In 2000, Time magazine reported that a $3.1 million re-creation of the Amistad was under construction at the Mystic Seaport in Connecticut, which maintains and exhibits recreations of hundreds of historic vessels.

Key Player: ‘Cinque’

Sengbe Pieh, or “Joseph Cinque,” was the son of a village chief in the village of Mani in West Africa. He was captured by African tribesmen because of an overdue debt, and taken to a slave factory and sold to a Spanish slave trader. He was then resold, sent to Havana, Cuba, and then sold to Pedro Ruiz and put on board the Amistad. He is widely recognized as the leader of the African slaves during the Amistad revolt and afterward during court proceedings. Cinque eventually returned to Africa, only to find found that his village had been destroyed and his entire family sold into slavery.

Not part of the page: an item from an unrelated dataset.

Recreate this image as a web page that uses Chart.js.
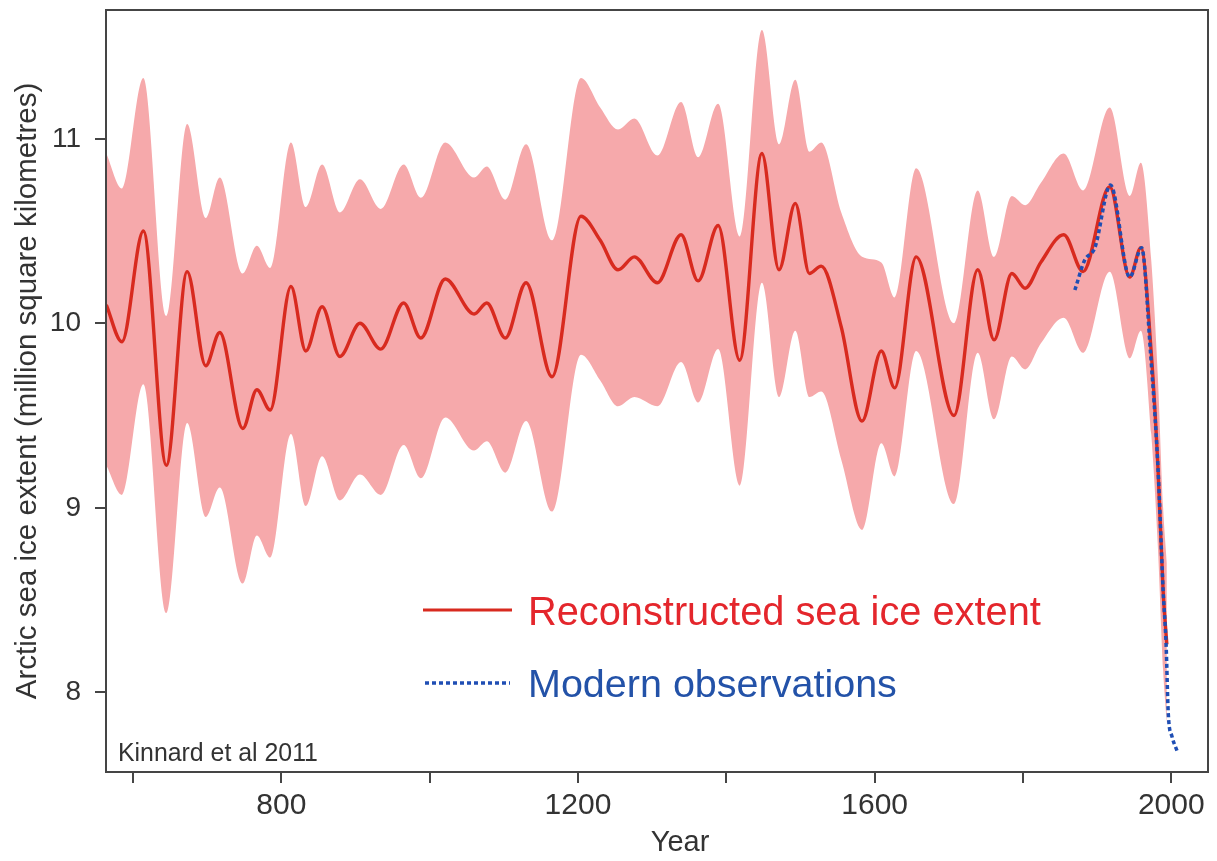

Opinion & Analysis: The legacy of the Amistad

The Amistad case continues to capture widespread public interest as a symbol in the struggle for freedom, but writer Clifton Johnson argues that “too much should not be made of the court’s decision” in the case, as the verdict was not actually an attack on the institution of slavery: “On the one hand, Justice Story declared that the Africans had exercised the ‘ultimate right to all human beings in extreme cases to resist oppression, and to apply force against ruinous injustice.’ In other words, free men have a natural right to resist enslavement. On the other hand, he stated that the blacks, had they been legally recognized as slaves of Spanish citizens, would have been deemed property within the meaning of the treaty of 1795 and restored to the claimants.”